Antiques at 221 doesn’t sell online. Knauer enjoys dealing with people face to face in the shop. “It’s fun,” he said. “I look forward to coming in each morning.”
Knauer is especially wary of foreign transactions online, which can often be swindles, he said. As a resource, however, eBay will give you an idea what people are paying for a certain item.
He said television’s “Antiques Roadshow” often gives people the wrong impression. “They pick out only the rarest and best to appraise,” he said. “Then people watch it and think if they have something like that they’re rich. It falsely raises their expectations.”
Often, Rivoire said, value is in the eye of the beholder, the price what the market dictates. And it fluctuates as items go in and out of fashion.
For instance, when people found out pop art celebrity Andy Warhol liked cookie jars, the prices for them skyrocketed. Now, thousands languish in warehouses, unsought.

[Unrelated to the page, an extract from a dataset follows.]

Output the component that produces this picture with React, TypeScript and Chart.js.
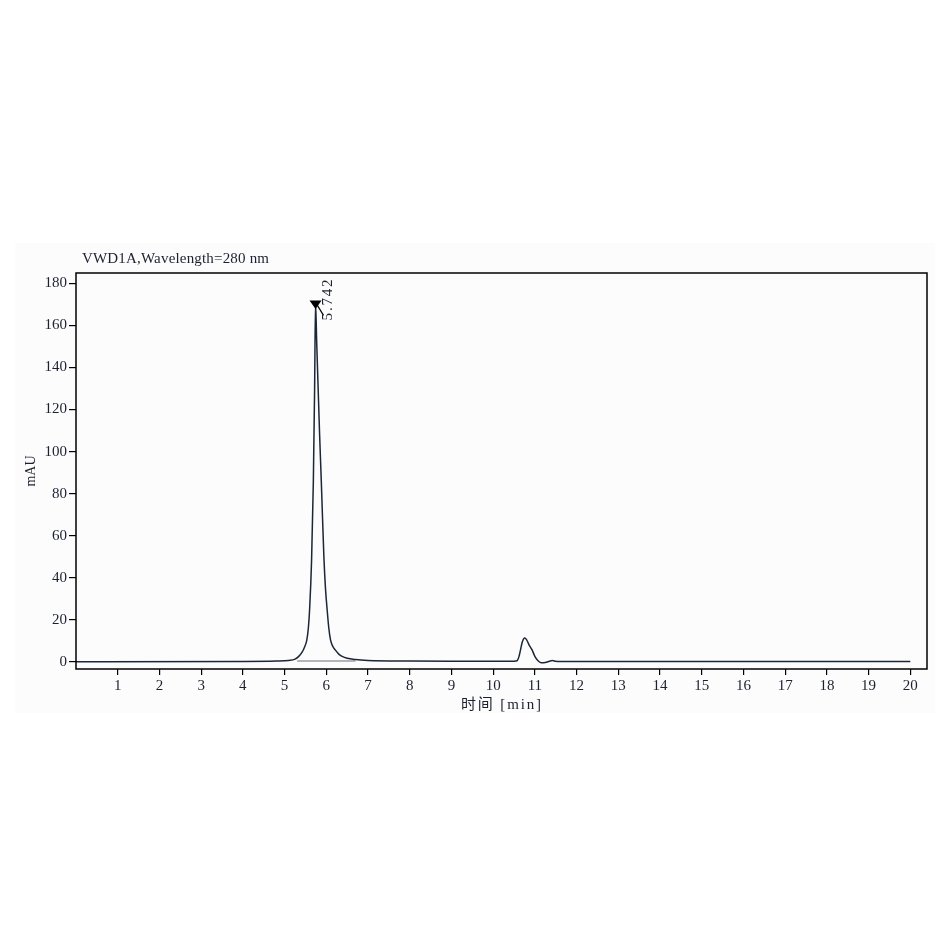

Reproductions are another thing the antique shopper has to look out for. “If it was ever desirable,” Knauer said, “somebody out there is going to copy it.” It’s the reason, he said, he stays away from cast iron banks and the like. Glassware styles, too, are often copied from earlier eras.
No dealer can be an expert in everything, and even experts can be fooled. But when it comes to jewelry and watches, Knauer has confidence in his knowledge. And he’s going to be available right there at 221 Market.
“I have no intentions of retiring,” he said.